No, I was suggesting that the intermediate MTA convert from 8-bit to
7-bit, and then send the message using DATA.
> You have
> the same exact problem with (or without) a new port number!
A new port number may not be such a bad idea, as long as we specify
that an intermediate MTA *must* convert from 8-bit to 7-bit and
forward to an old SMTP port if it cannot forward to a new SMTP port.
As I said, I want to avoid message bounces.

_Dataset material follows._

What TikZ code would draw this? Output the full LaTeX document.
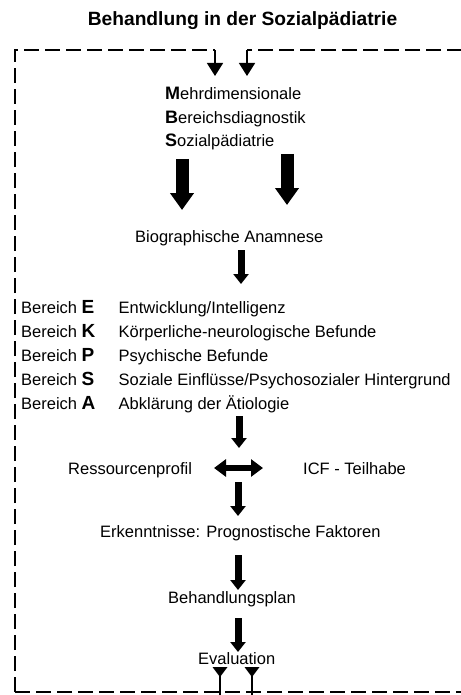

However, I am also worried that a new port number will invite
proposals for all sorts of complicated new features, and that that
will slow down the whole process. I would prefer to do an 8-bit
extension on the old port, making sure we keep it extremely simple and
mechanical.
> See my immediately prior mesage on how this works fine for enclaves
> that want to use 8-bit transfer MTAs, with gateways on the boundaries.
>
> I have to admit that this does not work well where the 8-bit and 7-bit
> MTAs are intermixed all over the net, and are trying to act like a
> single whole integrated mail system.
I don't think you will be able to cleanly divide the world into
"enclaves". We will undoubtedly have some users demanding 8-bit in the
middle of the United States.
> This is the very problem situation that I am trying to avoid! An
> intermixed lattice mess of 8-bit and 7-bit MTAs, all trying to pass
> different mail together "over the same virtual wire".
Why would this be such a "mess"? Cleanly separating 8-bit DAT8 (or
whatever) from 7-bit DATA seems much less messy than ad hoc 7-bit and
8-bit DATA flying all over the place (as it does now).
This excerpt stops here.